------ Data ------

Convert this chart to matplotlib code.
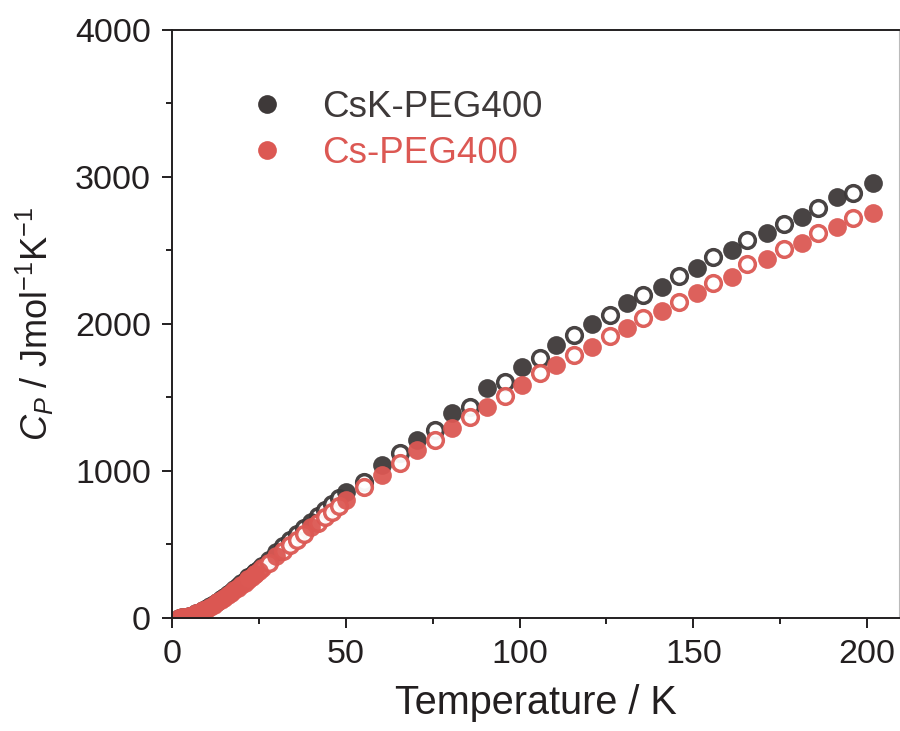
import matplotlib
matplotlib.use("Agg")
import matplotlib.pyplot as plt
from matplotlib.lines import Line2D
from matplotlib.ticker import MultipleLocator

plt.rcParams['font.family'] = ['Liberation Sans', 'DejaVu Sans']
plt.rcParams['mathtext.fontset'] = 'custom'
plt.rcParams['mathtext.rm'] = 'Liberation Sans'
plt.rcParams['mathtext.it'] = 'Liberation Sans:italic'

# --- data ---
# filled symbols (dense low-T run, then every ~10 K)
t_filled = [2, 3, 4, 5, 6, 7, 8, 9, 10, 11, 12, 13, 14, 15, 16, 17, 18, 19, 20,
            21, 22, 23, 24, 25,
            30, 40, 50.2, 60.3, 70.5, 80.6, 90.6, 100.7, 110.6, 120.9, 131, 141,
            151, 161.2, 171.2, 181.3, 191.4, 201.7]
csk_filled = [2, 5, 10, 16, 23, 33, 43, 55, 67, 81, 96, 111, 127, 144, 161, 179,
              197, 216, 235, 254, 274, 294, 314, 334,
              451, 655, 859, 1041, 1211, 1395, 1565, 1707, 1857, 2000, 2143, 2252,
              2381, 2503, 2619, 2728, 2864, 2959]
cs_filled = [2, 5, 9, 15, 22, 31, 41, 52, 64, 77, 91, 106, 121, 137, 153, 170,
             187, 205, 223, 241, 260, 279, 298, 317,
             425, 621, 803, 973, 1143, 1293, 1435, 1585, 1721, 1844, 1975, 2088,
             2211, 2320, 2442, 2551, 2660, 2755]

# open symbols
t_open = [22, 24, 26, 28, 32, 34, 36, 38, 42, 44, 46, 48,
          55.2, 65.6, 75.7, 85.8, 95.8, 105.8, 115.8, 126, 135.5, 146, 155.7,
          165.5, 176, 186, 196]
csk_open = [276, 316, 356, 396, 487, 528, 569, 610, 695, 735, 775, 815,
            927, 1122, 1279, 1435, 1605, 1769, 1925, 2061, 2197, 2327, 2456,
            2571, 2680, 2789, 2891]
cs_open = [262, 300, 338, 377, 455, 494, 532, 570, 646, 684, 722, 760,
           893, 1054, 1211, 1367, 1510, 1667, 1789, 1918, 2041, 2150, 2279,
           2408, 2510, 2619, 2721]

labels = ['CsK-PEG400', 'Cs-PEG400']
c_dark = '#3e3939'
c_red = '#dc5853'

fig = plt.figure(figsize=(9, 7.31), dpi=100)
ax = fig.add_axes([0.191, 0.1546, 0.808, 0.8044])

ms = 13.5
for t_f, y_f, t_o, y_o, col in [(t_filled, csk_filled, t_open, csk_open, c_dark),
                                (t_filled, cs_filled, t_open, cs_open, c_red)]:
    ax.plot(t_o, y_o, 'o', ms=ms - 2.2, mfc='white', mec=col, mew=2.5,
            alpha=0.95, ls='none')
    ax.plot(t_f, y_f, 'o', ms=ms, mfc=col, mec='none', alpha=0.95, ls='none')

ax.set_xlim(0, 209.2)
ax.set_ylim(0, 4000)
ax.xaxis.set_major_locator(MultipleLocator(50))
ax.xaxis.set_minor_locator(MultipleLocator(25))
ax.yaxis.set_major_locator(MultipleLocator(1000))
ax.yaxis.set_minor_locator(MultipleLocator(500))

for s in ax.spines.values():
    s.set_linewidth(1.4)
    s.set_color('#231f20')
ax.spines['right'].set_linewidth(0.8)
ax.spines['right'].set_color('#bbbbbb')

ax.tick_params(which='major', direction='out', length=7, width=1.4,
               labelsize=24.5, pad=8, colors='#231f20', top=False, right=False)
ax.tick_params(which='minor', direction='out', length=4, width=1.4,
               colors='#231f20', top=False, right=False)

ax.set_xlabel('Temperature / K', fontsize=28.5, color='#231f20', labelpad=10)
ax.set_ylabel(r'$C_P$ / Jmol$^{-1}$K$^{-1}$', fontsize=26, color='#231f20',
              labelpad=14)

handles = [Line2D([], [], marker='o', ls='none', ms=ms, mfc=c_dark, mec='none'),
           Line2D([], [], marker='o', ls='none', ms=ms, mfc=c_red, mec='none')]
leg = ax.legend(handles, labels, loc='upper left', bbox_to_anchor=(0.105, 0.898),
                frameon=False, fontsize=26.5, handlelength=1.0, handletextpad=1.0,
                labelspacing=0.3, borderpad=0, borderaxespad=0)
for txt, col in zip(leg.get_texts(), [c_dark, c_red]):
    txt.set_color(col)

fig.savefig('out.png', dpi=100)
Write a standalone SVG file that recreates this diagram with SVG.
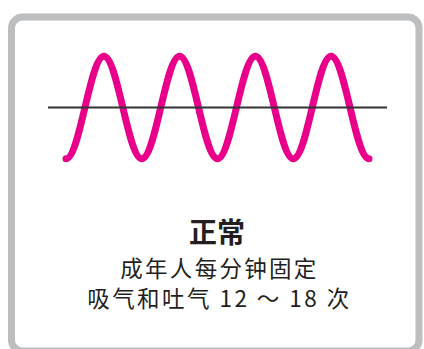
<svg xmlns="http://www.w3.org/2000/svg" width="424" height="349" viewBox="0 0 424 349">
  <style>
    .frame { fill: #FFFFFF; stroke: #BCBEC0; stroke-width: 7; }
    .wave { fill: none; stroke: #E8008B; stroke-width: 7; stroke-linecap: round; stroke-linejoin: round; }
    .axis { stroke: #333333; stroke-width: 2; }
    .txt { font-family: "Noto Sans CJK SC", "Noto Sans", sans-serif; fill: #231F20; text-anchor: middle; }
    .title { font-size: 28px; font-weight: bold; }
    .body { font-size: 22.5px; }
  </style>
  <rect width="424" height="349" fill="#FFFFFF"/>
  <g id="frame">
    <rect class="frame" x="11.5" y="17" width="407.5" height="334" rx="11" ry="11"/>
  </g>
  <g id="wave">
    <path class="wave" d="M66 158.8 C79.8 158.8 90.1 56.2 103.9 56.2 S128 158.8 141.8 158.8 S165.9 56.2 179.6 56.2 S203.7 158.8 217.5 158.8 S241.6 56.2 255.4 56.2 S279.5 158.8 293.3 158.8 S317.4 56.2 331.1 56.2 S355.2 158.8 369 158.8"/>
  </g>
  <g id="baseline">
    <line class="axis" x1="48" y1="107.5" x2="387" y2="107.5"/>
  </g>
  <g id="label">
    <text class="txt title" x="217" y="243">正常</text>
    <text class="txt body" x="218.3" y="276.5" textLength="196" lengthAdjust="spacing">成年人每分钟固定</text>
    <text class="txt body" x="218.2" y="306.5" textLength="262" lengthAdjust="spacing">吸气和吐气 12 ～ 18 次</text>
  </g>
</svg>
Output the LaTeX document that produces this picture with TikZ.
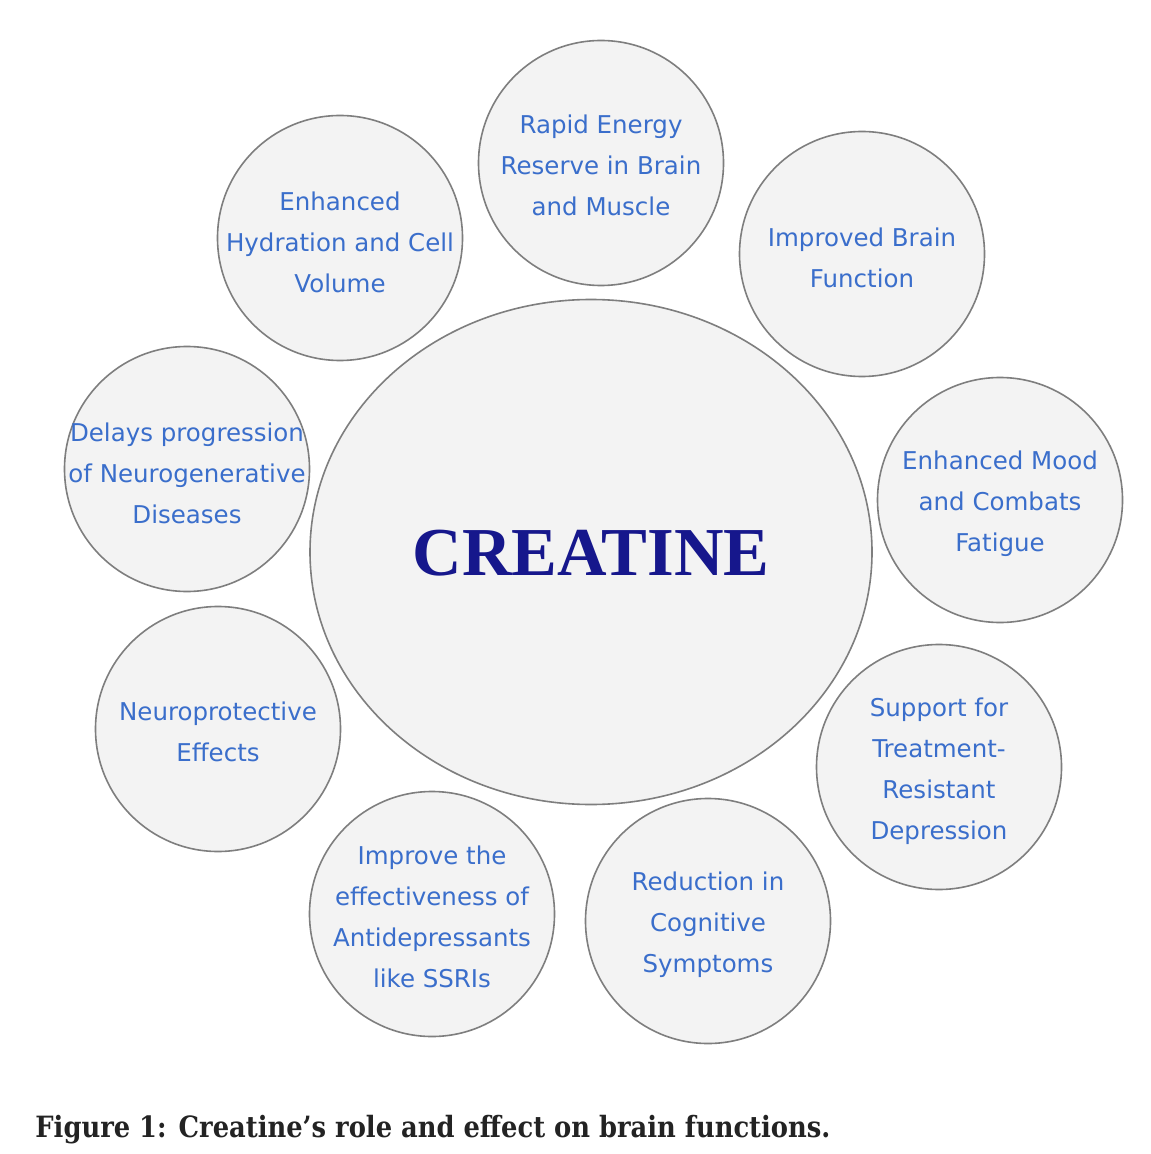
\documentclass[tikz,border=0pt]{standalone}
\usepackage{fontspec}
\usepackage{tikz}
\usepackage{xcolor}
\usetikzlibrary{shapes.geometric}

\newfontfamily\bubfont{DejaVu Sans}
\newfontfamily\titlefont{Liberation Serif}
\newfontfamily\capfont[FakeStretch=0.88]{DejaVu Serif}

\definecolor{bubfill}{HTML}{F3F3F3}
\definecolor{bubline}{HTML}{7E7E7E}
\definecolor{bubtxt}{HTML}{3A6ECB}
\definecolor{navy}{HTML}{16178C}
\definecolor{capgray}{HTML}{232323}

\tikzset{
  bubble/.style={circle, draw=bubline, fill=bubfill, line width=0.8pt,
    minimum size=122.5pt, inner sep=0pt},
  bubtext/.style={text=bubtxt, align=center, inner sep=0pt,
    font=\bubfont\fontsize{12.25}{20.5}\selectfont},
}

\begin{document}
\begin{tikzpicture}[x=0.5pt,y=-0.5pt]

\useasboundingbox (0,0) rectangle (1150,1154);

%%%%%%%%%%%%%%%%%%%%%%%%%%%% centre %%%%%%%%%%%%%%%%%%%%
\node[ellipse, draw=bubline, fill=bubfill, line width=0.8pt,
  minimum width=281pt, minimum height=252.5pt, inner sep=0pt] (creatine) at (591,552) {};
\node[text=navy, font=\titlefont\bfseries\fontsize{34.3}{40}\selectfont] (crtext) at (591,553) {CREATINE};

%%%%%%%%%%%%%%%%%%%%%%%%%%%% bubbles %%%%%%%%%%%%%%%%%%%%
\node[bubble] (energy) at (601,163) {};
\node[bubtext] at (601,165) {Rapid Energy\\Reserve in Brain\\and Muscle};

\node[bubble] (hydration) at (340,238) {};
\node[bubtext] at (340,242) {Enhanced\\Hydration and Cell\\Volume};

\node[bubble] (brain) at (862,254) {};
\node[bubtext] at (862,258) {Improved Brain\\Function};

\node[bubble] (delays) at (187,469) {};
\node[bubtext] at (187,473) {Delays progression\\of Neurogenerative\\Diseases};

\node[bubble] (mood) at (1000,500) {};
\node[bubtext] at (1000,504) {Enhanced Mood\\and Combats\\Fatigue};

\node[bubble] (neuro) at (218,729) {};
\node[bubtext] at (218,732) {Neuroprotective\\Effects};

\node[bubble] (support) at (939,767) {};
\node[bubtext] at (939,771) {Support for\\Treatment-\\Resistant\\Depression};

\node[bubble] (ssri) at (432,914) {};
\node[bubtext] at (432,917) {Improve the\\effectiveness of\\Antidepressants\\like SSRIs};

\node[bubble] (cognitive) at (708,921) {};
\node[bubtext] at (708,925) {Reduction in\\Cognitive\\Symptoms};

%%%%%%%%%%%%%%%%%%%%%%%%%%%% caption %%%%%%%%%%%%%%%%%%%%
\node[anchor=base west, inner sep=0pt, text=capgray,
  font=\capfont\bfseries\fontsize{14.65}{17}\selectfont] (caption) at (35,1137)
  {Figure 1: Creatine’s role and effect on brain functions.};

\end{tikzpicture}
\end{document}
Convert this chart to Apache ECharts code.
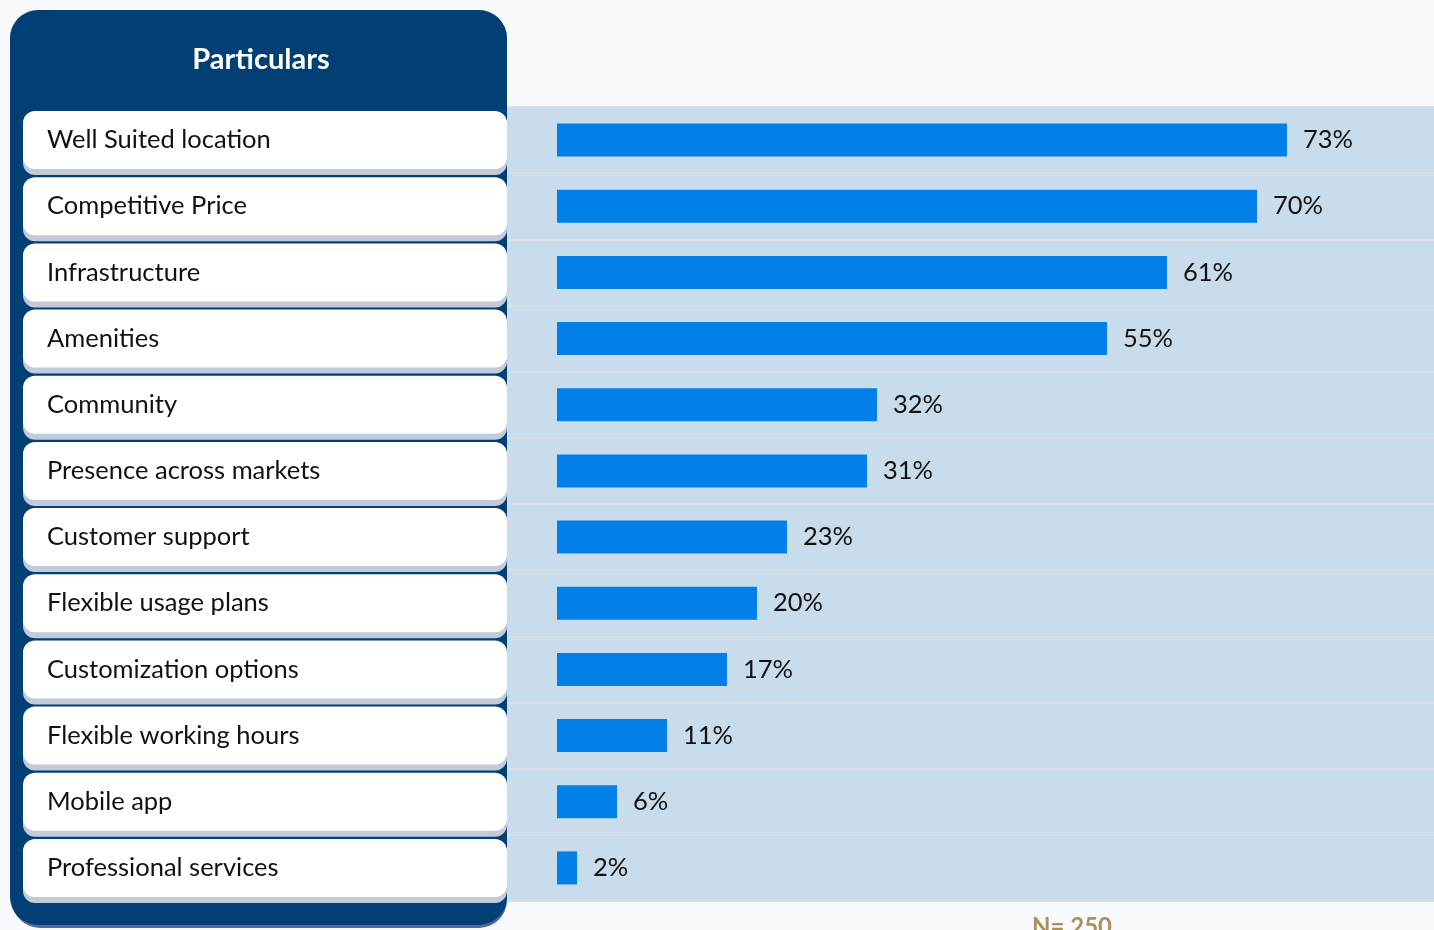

------

**Task goal**
Copy every line of the records above that contains "chart".

**Full output**
Convert this chart to matplotlib code.
Convert this chart to Apache ECharts code.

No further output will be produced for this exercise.